THE TASK:
Transcribe the listing in full, excluding any pictures.

STORED DATA:
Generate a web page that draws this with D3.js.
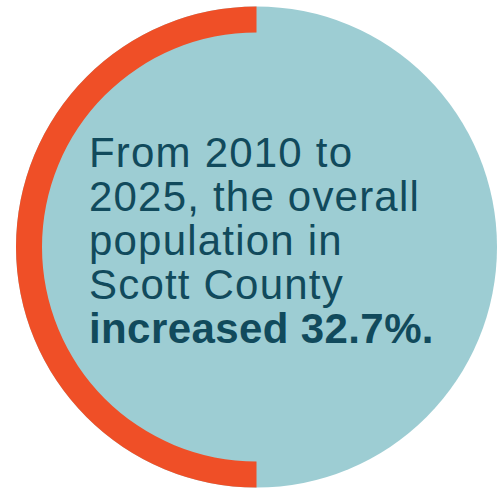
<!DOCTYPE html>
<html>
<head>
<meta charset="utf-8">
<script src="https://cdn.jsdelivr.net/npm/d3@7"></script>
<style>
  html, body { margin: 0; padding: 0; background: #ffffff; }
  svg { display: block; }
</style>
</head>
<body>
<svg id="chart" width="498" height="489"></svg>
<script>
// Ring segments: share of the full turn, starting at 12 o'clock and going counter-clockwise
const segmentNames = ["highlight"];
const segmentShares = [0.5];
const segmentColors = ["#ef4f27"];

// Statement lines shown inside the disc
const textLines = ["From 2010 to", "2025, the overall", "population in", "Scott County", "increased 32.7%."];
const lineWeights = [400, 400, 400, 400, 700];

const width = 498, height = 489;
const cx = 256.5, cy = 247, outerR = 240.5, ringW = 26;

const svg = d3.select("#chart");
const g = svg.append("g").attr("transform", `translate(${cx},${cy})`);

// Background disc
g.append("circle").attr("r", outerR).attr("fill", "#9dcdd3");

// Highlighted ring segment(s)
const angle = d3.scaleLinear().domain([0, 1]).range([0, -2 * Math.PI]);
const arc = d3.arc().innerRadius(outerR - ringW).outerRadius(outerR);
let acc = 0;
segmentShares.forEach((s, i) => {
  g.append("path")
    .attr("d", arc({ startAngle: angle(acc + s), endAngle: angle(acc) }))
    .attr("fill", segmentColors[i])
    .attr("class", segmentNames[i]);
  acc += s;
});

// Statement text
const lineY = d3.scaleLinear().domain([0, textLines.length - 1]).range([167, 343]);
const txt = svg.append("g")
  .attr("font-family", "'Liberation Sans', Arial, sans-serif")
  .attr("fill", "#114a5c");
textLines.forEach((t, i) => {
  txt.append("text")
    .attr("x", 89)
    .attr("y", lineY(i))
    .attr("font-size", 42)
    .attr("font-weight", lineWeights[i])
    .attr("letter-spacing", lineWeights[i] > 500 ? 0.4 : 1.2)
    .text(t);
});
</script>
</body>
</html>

FINAL ANSWER:
Generate a web page that draws this with D3.js.
<!DOCTYPE html>
<html>
<head>
<meta charset="utf-8">
<script src="https://cdn.jsdelivr.net/npm/d3@7"></script>
<style>
  html, body { margin: 0; padding: 0; background: #ffffff; }
  svg { display: block; }
</style>
</head>
<body>
<svg id="chart" width="498" height="489"></svg>
<script>
// Ring segments: share of the full turn, starting at 12 o'clock and going counter-clockwise
const segmentNames = ["highlight"];
const segmentShares = [0.5];
const segmentColors = ["#ef4f27"];

// Statement lines shown inside the disc
const textLines = ["From 2010 to", "2025, the overall", "population in", "Scott County", "increased 32.7%."];
const lineWeights = [400, 400, 400, 400, 700];

const width = 498, height = 489;
const cx = 256.5, cy = 247, outerR = 240.5, ringW = 26;

const svg = d3.select("#chart");
const g = svg.append("g").attr("transform", `translate(${cx},${cy})`);

// Background disc
g.append("circle").attr("r", outerR).attr("fill", "#9dcdd3");

// Highlighted ring segment(s)
const angle = d3.scaleLinear().domain([0, 1]).range([0, -2 * Math.PI]);
const arc = d3.arc().innerRadius(outerR - ringW).outerRadius(outerR);
let acc = 0;
segmentShares.forEach((s, i) => {
  g.append("path")
    .attr("d", arc({ startAngle: angle(acc + s), endAngle: angle(acc) }))
    .attr("fill", segmentColors[i])
    .attr("class", segmentNames[i]);
  acc += s;
});

// Statement text
const lineY = d3.scaleLinear().domain([0, textLines.length - 1]).range([167, 343]);
const txt = svg.append("g")
  .attr("font-family", "'Liberation Sans', Arial, sans-serif")
  .attr("fill", "#114a5c");
textLines.forEach((t, i) => {
  txt.append("text")
    .attr("x", 89)
    .attr("y", lineY(i))
    .attr("font-size", 42)
    .attr("font-weight", lineWeights[i])
    .attr("letter-spacing", lineWeights[i] > 500 ? 0.4 : 1.2)
    .text(t);
});
</script>
</body>
</html>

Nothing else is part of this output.